Last Updated Sep 16, 2008 10:27 AM EDT
Organisations are full of people. Where there are people, there are politics, ego, competition, conflict and crises. And that is on a good day.
The problem of reasonable management became clear when I was working for a global electronics company. Its basic problem was simple: it was going bust. In an act of desperation, the company president ordered a 20 per cent reduction in headcount and working capital across every division.
Immediately, all the excuses started rolling in:
- We have already cut our costs, so we cannot cut any more.
- We already have best-in-class benchmark costs versus competition, so we cannot cut any more.
- We are growing at 20 per cent a year -- we cannot cut and grow at the same time.

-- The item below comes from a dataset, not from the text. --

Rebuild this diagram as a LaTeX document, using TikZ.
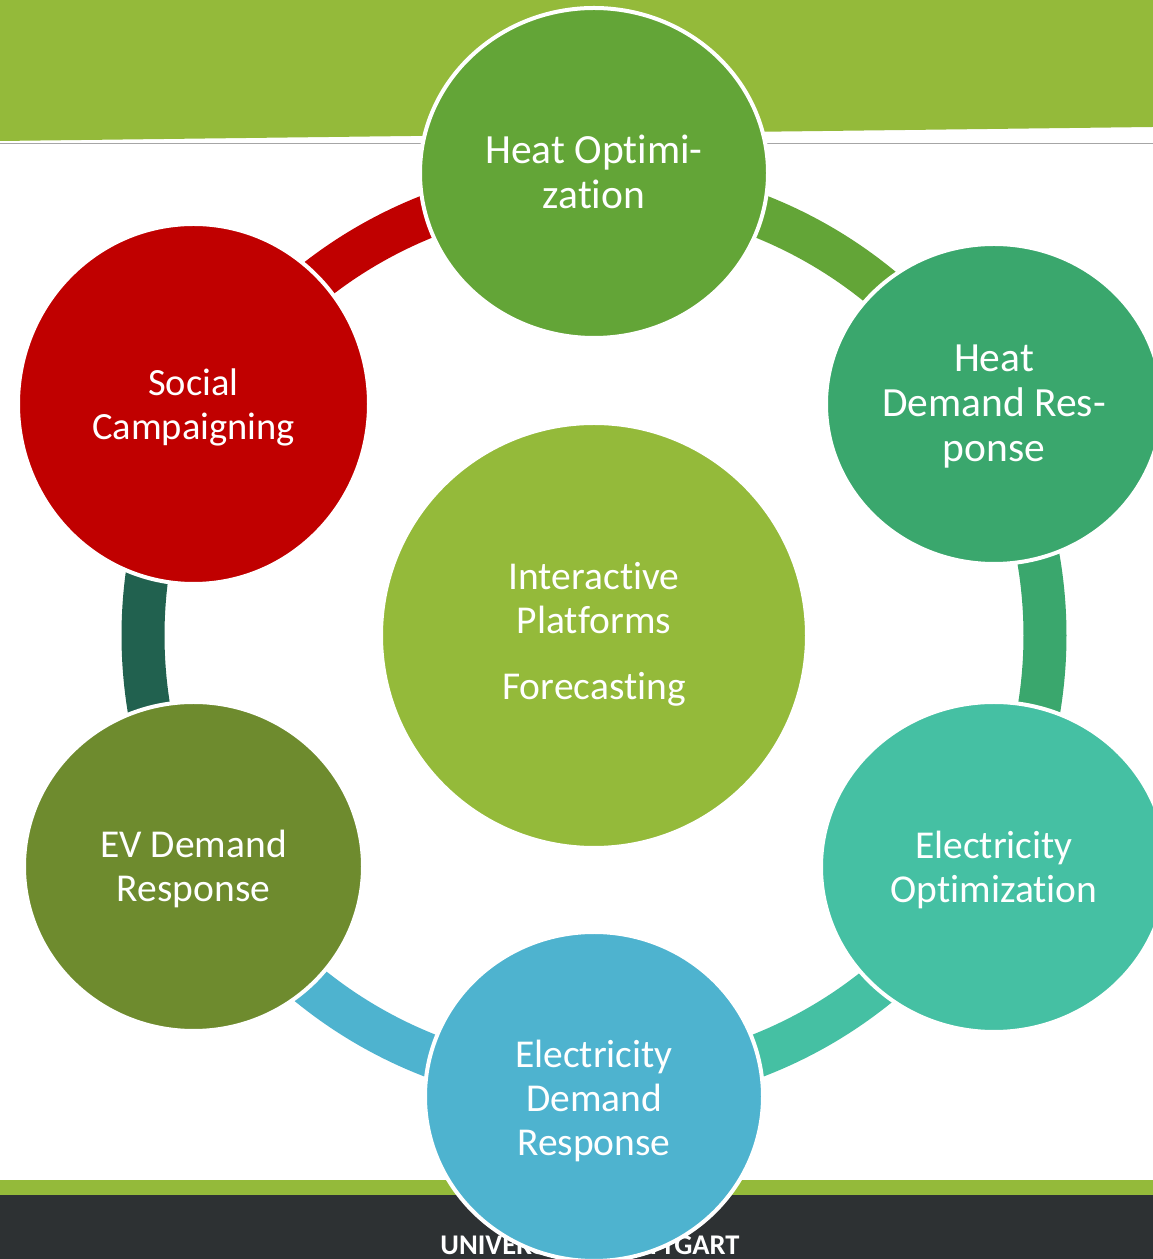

The president realised this, and clarified his early demand of the division leaders: "Get me the 20 per cent or you will be part of the 20 per cent".
The 20 per cent was delivered and the company survived.
Most great leaders are not reasonable, or even very nice, people. If Alexander the Great had been reasonable, he would have realised that he ruled a tin pot state on the edge of civilisation. Being unreasonable, he conquered the entire civilised world by the age of 30. To this day, we remember Alexander the Great. No-one remembers his cousin, Alexander the Reasonable.
In the managerial world it pays to be selectively unreasonable. Managers who are always unreasonable about everything are just a pain in the posterior and quickly lose friends and allies.
But unless a manager is occasionally prepared to push the team hard, the team will never achieve all that it is capable of doing.
What do you think? Should a boss be unreasonable on occasion or does this just give them license to demand too much?